Penolakan Fraksi Partai Kebangkitan Bangsa (PKB) DPRD Kabupaten  Indramayu atas Rancangan Peraturan Daerah (Raperda) terkait penyertaan modal untuk PD. BPR Karya Remaja dan PDAM Tirta Darma Ayu dengan aksi walk out dari forum rapat paripurna DPRD Indramayu yang terjadi pada Kamis, 28 November 2019, dapat dibaca dari beragam perspektif mulai dari sisi kedudukan konstitusional kelembagaannya, transparansi prosesnya maupun substansi, konten, desain alokasi dan proyeksi manfaatnya untuk maslahat publik.

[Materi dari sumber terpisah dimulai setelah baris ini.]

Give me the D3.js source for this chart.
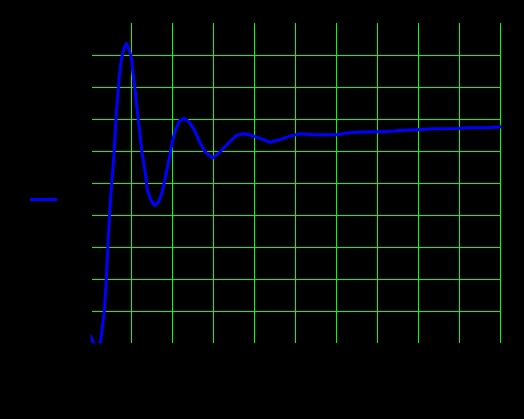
<!DOCTYPE html>
<html>
<head>
<meta charset="utf-8">
<script src="https://cdn.jsdelivr.net/npm/d3@7"></script>
<style>
  html, body { margin: 0; padding: 0; background: #000; }
  svg { display: block; }
</style>
</head>
<body>
<div id="chart"></div>
<script>
// step response samples
var timeVals = [0, 0.12, 0.24, 0.30, 0.34, 0.38, 0.42, 0.46, 0.51, 0.55, 0.59, 0.63, 0.67, 0.71, 0.75, 0.79, 0.83, 0.88, 0.93, 1.00,
  1.03, 1.09, 1.14, 1.20, 1.25, 1.32, 1.39, 1.48, 1.56, 1.66, 1.74, 1.83, 1.91, 1.99, 2.07, 2.18, 2.30, 2.42, 2.54, 2.67,
  2.79, 2.98, 3.15, 3.36, 3.56, 3.72, 3.89, 4.09, 4.38, 4.62, 4.87, 5.11, 5.44, 6.01, 6.25, 6.50, 7.23, 7.55, 7.96, 8.37,
  8.94, 9.19, 9.76, 10.0]
var responseVals = [0.02, -0.016, -0.003, 0.059, 0.10, 0.184, 0.288, 0.39, 0.484, 0.547, 0.622, 0.716, 0.778, 0.84, 0.881, 0.906, 0.922, 0.934, 0.919, 0.891,
  0.85, 0.788, 0.725, 0.663, 0.60, 0.547, 0.475, 0.444, 0.428, 0.438, 0.466, 0.516, 0.569, 0.622, 0.663, 0.694, 0.70, 0.688, 0.663, 0.625,
  0.597, 0.576, 0.594, 0.622, 0.647, 0.652, 0.649, 0.64, 0.626, 0.634, 0.645, 0.652, 0.649, 0.649, 0.655, 0.657, 0.659, 0.6625, 0.665, 0.668,
  0.669, 0.671, 0.672, 0.674]
var xTicks = [1, 2, 3, 4, 5, 6, 7, 8, 9, 10]
var yTicks = [0.1, 0.2, 0.3, 0.4, 0.5, 0.6, 0.7, 0.8, 0.9]

var width = 524, height = 419
var plot = {left: 90.5, right: 500, top: 22.5, bottom: 342.5}

var svg = d3.select("#chart").append("svg")
  .attr("width", width)
  .attr("height", height)
svg.append("rect").attr("width", width).attr("height", height).style("fill", "#000")

var x = d3.scaleLinear().domain([0, 10]).range([plot.left, plot.right])
var y = d3.scaleLinear().domain([0, 1]).range([plot.bottom, plot.top])

// grid (green), drawn as axis ticks; labels are black on black like the original
var xAxis = d3.axisBottom(x).tickValues(xTicks).tickSizeInner(-(plot.bottom - plot.top)).tickSizeOuter(0).tickPadding(6)
var gx = svg.append("g").attr("class", "xaxis")
  .attr("transform", "translate(0," + plot.bottom + ")")
  .call(xAxis)
gx.select(".domain").remove()
gx.selectAll("line").style("stroke", "#00ff00").style("shape-rendering", "crispEdges")
gx.selectAll("text").style("fill", "#000")

var yAxis = d3.axisLeft(y).tickValues(yTicks).tickSizeInner(-(plot.right - plot.left - 1)).tickSizeOuter(0).tickPadding(6)
var gy = svg.append("g").attr("class", "yaxis")
  .attr("transform", "translate(" + (plot.left + 1) + ",0)")
  .call(yAxis)
gy.select(".domain").remove()
gy.selectAll("line").style("stroke", "#00ff00").style("shape-rendering", "crispEdges")
gy.selectAll("text").style("fill", "#000")

svg.append("clipPath").attr("id", "plotClip")
  .append("rect")
  .attr("x", plot.left)
  .attr("y", plot.top)
  .attr("width", plot.right - plot.left + 2)
  .attr("height", plot.bottom - plot.top + 1)

var data = timeVals.map(function(t, i){ return {t: t, v: responseVals[i]} })
var line = d3.line()
  .x(function(d) { return x(d.t) })
  .y(function(d) { return y(d.v) })

svg.append("path").datum(data)
  .attr("class", "response")
  .attr("clip-path", "url(#plotClip)")
  .attr("d", line)
  .style("fill", "none")
  .style("stroke", "#0000ff")
  .style("stroke-width", "3px")
  .style("stroke-linejoin", "round")
  .style("stroke-linecap", "square")

// legend swatch
svg.append("line")
  .attr("x1", 30).attr("x2", 57)
  .attr("y1", 199.5).attr("y2", 199.5)
  .style("stroke", "#0000ff")
  .style("stroke-width", "3px")
</script>
</body>
</html>
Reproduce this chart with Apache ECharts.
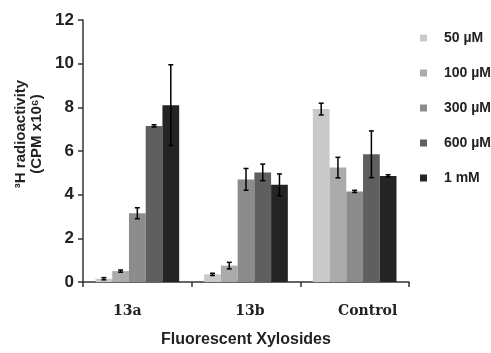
<!DOCTYPE html>
<html><head><meta charset="utf-8">
<script src="https://cdn.jsdelivr.net/npm/echarts@6/dist/echarts.min.js"></script>
<style>html,body{margin:0;padding:0;background:#fff}#c{width:491px;height:353px}</style>
</head><body><div id="c"></div>
<script>
const categories = ['13a', '13b', 'Control'];
const seriesNames = ['50 µM', '100 µM', '300 µM', '600 µM', '1 mM'];
const colors = ['#c9c9c9', '#ababab', '#8c8c8c', '#5f5f5f', '#242424'];
const v50 = [0.15, 0.35, 7.92];
const v100 = [0.5, 0.75, 5.24];
const v300 = [3.15, 4.7, 4.15];
const v600 = [7.15, 5.02, 5.85];
const v1m = [8.1, 4.45, 4.86];
const e50 = [0.05, 0.05, 0.27];
const e100 = [0.05, 0.15, 0.47];
const e300 = [0.25, 0.5, 0.05];
const e600 = [0.05, 0.38, 1.07];
const e1m = [1.85, 0.5, 0.05];
const yTicks = [0, 2, 4, 6, 8, 10, 12];

const values = [v50, v100, v300, v600, v1m];
const errors = [e50, e100, e300, e600, e1m];
const gapRatio = 0.23;
const labelShift = {'13a': [0, 20, 0, 0], '13b': [0, 0, 0, 8], 'Control': [0, 0, 0, 26]};

const chart = echarts.init(document.getElementById('c'), null, {renderer: 'canvas'});
const series = [];
values.forEach((vals, i) => {
  series.push({
    type: 'bar', name: seriesNames[i], data: vals,
    barGap: 0, barCategoryGap: (gapRatio * 100) + '%',
    itemStyle: {color: colors[i]}
  });
});
values.forEach((vals, i) => {
  series.push({
    type: 'custom', name: seriesNames[i] + ' err',
    data: vals.map((v, k) => [k, v, errors[i][k]]),
    z: 10,
    renderItem: function (params, api) {
      const k = api.value(0), v = api.value(1), e = api.value(2);
      const catW = api.size([1, 0])[0];
      const bw = catW * (1 - gapRatio) / values.length;
      const c = api.coord([k, v]);
      const x = c[0] + (i - (values.length - 1) / 2) * bw;
      const hi = api.coord([k, v + e])[1];
      const lo = api.coord([k, v - e])[1];
      const cap = 2.5;
      const st = {stroke: '#000', lineWidth: 1.5};
      return {type: 'group', children: [
        {type: 'line', shape: {x1: x, y1: hi, x2: x, y2: lo}, style: st},
        {type: 'line', shape: {x1: x - cap, y1: hi, x2: x + cap, y2: hi}, style: st},
        {type: 'line', shape: {x1: x - cap, y1: lo, x2: x + cap, y2: lo}, style: st}
      ]};
    }
  });
});

const rich = {};
categories.forEach((c, k) => {
  rich['c' + k] = {fontFamily: 'DejaVu Serif', fontWeight: 'bold', fontSize: 14, color: '#222', padding: labelShift[c]};
});

chart.setOption({
  animation: false,
  grid: {left: 83, right: 82, top: 20, bottom: 67},
  legend: {
    data: seriesNames, orient: 'vertical', left: 415, top: 26,
    itemWidth: 7, itemHeight: 7, itemGap: 21, icon: 'rect',
    textStyle: {fontFamily: 'Liberation Sans', fontWeight: 'bold', fontSize: 14, color: '#222', padding: [0, 0, 0, 12]}
  },
  graphic: [{
    type: 'text', x: 29, y: 134, rotation: Math.PI / 2,
    style: {text: '³H radioactivity\n(CPM x10⁶)', fontFamily: 'Liberation Sans', fontWeight: 'bold', fontSize: 15,
      lineHeight: 16, fill: '#222', align: 'center', verticalAlign: 'middle'}
  }],
  xAxis: {
    type: 'category', data: categories,
    name: 'Fluorescent Xylosides', nameLocation: 'middle', nameGap: 50,
    nameTextStyle: {fontFamily: 'Liberation Sans', fontWeight: 'bold', fontSize: 16, color: '#222'},
    axisLine: {lineStyle: {color: '#333', width: 1.5}},
    axisTick: {show: true, length: 5, lineStyle: {color: '#333', width: 1.5}},
    axisLabel: {margin: 22, rich: rich,
      formatter: (v, idx) => '{c' + categories.indexOf(v) + '|' + v + '}'}
  },
  yAxis: {
    type: 'value', min: 0, max: 12, interval: 2,
    axisLine: {show: true, lineStyle: {color: '#333', width: 1.5}},
    axisTick: {show: true, length: 5, lineStyle: {color: '#333', width: 1.5}},
    splitLine: {show: false},
    axisLabel: {fontFamily: 'Liberation Sans', fontWeight: 'bold', fontSize: 17, color: '#222', margin: 9,
      formatter: v => yTicks.includes(v) ? String(v) : ''}
  },
  series: series
});
</script></body></html>
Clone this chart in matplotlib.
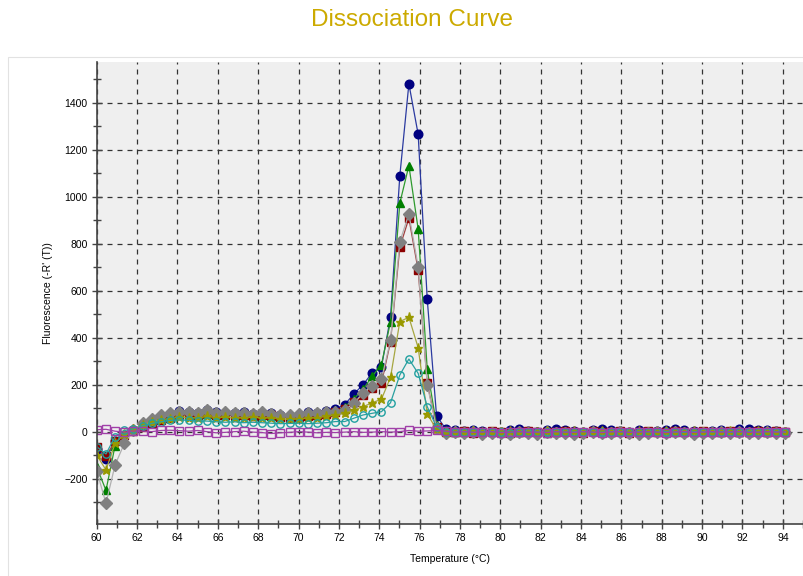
import matplotlib
matplotlib.use("Agg")
import matplotlib.pyplot as plt
from matplotlib.ticker import MultipleLocator
from matplotlib.patches import Rectangle

plt.rcParams['font.family'] = ['Liberation Sans', 'DejaVu Sans']

temperature = [60.00, 60.46, 60.91, 61.37, 61.82, 62.28, 62.73, 63.19, 63.64, 64.10,
               64.55, 65.01, 65.46, 65.92, 66.37, 66.83, 67.28, 67.74, 68.19, 68.65,
               69.10, 69.56, 70.01, 70.47, 70.92, 71.38, 71.83, 72.29, 72.74, 73.20,
               73.65, 74.11, 74.56, 75.02, 75.47, 75.93, 76.38, 76.84, 77.29, 77.75,
               78.20, 78.66, 79.11, 79.57, 80.02, 80.48, 80.93, 81.39, 81.84, 82.30,
               82.75, 83.21, 83.66, 84.12, 84.57, 85.03, 85.48, 85.94, 86.39, 86.85,
               87.30, 87.76, 88.21, 88.67, 89.12, 89.58, 90.03, 90.49, 90.94, 91.40,
               91.85, 92.31, 92.76, 93.22, 93.67, 94.13]

blue = [-75, -115, -40, -15, 5, 25, 40, 55, 70, 88,
        85, 80, 92, 82, 80, 78, 82, 75, 78, 80,
        70, 68, 72, 85, 80, 88, 95, 115, 160, 200,
        250, 275, 487, 1088, 1480, 1265, 563, 68, 12, 5,
        3, 8, 2, 0, -2, 5, 10, 3, 0, 8,
        12, 6, 3, 0, 5, 10, 8, 2, -3, 5,
        0, 3, 8, 12, 5, 2, 0, 4, 6, 0,
        10, 12, 8, 5, 2, 0]
green = [-150, -250, -60, -30, 5, 25, 40, 55, 62, 70,
         72, 70, 75, 70, 72, 68, 70, 72, 70, 68,
         62, 60, 65, 70, 72, 80, 90, 105, 140, 180,
         235, 285, 468, 972, 1132, 862, 265, 30, 5, 0,
         -2, 2, 0, -3, 0, 2, -2, 0, 3, -4,
         0, 2, -2, 0, 1, -3, 0, 2, 0, -2,
         0, 3, 0, -2, 1, 0, -3, 2, 0, 1,
         0, -2, 2, 0, 1, 0]
red = [-65, -105, -40, -15, 3, 20, 35, 50, 60, 70,
       75, 70, 78, 72, 70, 72, 70, 68, 70, 72,
       62, 60, 62, 68, 70, 75, 82, 95, 125, 156,
       185, 206, 383, 785, 908, 687, 206, 20, 0, -2,
       2, -4, 0, 3, -2, -5, 0, 2, -3, 0,
       -2, 3, 0, -4, 2, 0, -2, 3, -5, 0,
       2, -2, 0, 3, -3, 0, 2, -2, 0, 3,
       0, -2, 2, 0, 1, -2]
gray = [-166, -305, -142, -50, 5, 35, 55, 70, 80, 85,
        82, 78, 92, 80, 82, 78, 80, 76, 82, 74,
        72, 70, 74, 78, 80, 82, 85, 92, 121, 163,
        196, 223, 388, 808, 926, 702, 199, 15, -5, -3,
        -6, -2, -8, -4, -5, -10, -3, -6, -8, -2,
        -5, -4, -8, -6, -3, -7, -5, -2, -6, -8,
        -4, -3, -6, -2, -5, -8, -4, -6, -3, -5,
        -2, -4, -6, -3, -5, -4]
olive = [-100, -163, -50, -10, 10, 30, 40, 50, 55, 62,
         60, 58, 65, 60, 62, 58, 60, 62, 58, 60,
         55, 52, 55, 58, 60, 65, 70, 78, 92, 106,
         123, 138, 231, 468, 487, 357, 75, 10, 0, -2,
         0, 2, -1, 0, -3, 1, 0, -2, 0, 2,
         -1, 0, 1, -2, 0, 2, 0, -1, 0, 1,
         -2, 0, 1, 0, -1, 2, 0, -2, 0, 1,
         0, -1, 2, 0, -2, 0]
teal = [-64, -95, -21, 5, 12, 25, 35, 42, 48, 50,
        48, 45, 45, 42, 40, 42, 38, 40, 38, 36,
        34, 35, 36, 34, 36, 38, 43, 43, 57, 71,
        78, 85, 123, 241, 309, 248, 106, 20, 0, -2,
        0, -3, -1, 0, -2, -4, 0, -2, -1, -3,
        0, -2, -1, 0, -3, -2, 0, -1, -3, 0,
        -2, -1, 0, -2, -3, 0, -1, -2, 0, -3,
        -1, 0, -2, -1, 0, -2]
purple = [8, 10, 2, -2, 3, 2, 0, 5, 6, 4,
          2, 5, 0, -5, -3, 0, 2, -2, -4, -8,
          -5, -3, 0, -2, -5, -3, -4, -2, 0, -3,
          -2, 0, -2, 0, 5, 2, 3, 5, 2, -2,
          0, -3, -2, 0, -4, -2, 0, -3, -2, -4,
          0, -2, -3, 0, -2, -4, -1, 0, -3, -2,
          0, -2, -4, -1, 0, -3, -2, 0, -2, -1,
          0, -3, -2, 0, -2, -1]

series = [
    (blue,   dict(color='#2b3aa0', marker='o', mfc='#000080', mec='#000080', ms=6.2)),
    (green,  dict(color='#2e9a2e', marker='^', mfc='#008000', mec='#008000', ms=6.2)),
    (red,    dict(color='#a04040', marker='s', mfc='#8b0000', mec='#8b0000', ms=5.6)),
    (gray,   dict(color='#b0b0b0', marker='D', mfc='#808080', mec='#808080', ms=5.8)),
    (olive,  dict(color='#a6a640', marker='*', mfc='#999900', mec='#999900', ms=6.5)),
    (teal,   dict(color='#2aa0a0', marker='o', mfc='none', mec='#20a0a0', ms=5.3, mew=1.0)),
    (purple, dict(color='#a040a8', marker='s', mfc='none', mec='#a040a8', ms=6.0, mew=1.0)),
]

fig = plt.figure(figsize=(8.04, 5.76), dpi=100)
fig.patches.append(Rectangle((8 / 804, -0.01), 1.0, 1 - 57 / 576 + 0.01,
                             transform=fig.transFigure, fill=False,
                             edgecolor='#e2e2e2', linewidth=0.8))
ax = fig.add_axes([96.7 / 804, 1 - 524 / 576, (803 - 96.7) / 804, (524 - 62) / 576])
ax.set_facecolor('#efefef')

for vals, style in series:
    ax.plot(temperature, vals, linewidth=0.9, **style)

ax.set_xlim(60, 95)
ax.set_ylim(-393, 1573)
ax.xaxis.set_major_locator(MultipleLocator(2))
ax.xaxis.set_minor_locator(MultipleLocator(1))
ax.yaxis.set_major_locator(MultipleLocator(200))
ax.yaxis.set_minor_locator(MultipleLocator(100))
ax.grid(True, which='major', color='#333333', linestyle=(0, (4, 4)), linewidth=0.9)
ax.set_axisbelow(True)
for s in ['top', 'right']:
    ax.spines[s].set_visible(False)
for s in ['left', 'bottom']:
    ax.spines[s].set_color('#444444')
    ax.spines[s].set_linewidth(1.2)
ax.tick_params(which='major', direction='inout', length=7, width=1, color='#444444',
               labelsize=7.5, pad=3)
ax.tick_params(which='minor', direction='inout', length=6, width=1, color='#444444')

ax.set_xlabel('Temperature (°C)', fontsize=7.5, labelpad=8)
ax.set_ylabel("Fluorescence (-R' (T))", fontsize=7.5, labelpad=8)
fig.text(412 / 804, 1 - 20 / 576, 'Dissociation Curve', ha='center', va='center',
         fontsize=17.5, color='#ccaa00')

fig.savefig('out.png', dpi=100)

Simak Video InaTV jangan lupa "klik Subscribe and Like" menuju Indonesia Hebat.

 

 

Fraksi adalah kepanjangan legal partai politik di lembaga Legislatif. Dalam pandangan James Rostau (1924-2001),  Ilmuan politik, Presiden International Studies Assosaciation , partai politik memiliki fungsi untuk mengartikulasi dan mengagregasi aspirasi-aspirasi publik di mana  tali sambung terhadap kebijakan pemerintah dihubungkan oleh instrument perjuangan fraksi. Di sinilah sikap Fraksi PKB DPRD Indramayu di atas sesungguhnya sesuatu yang lumrah,  cara yang beradab dalam sistem pemerintahan demokratis dalam kerangka  demokratisasi dan transparansi  proses pengambilan kebijakan publik.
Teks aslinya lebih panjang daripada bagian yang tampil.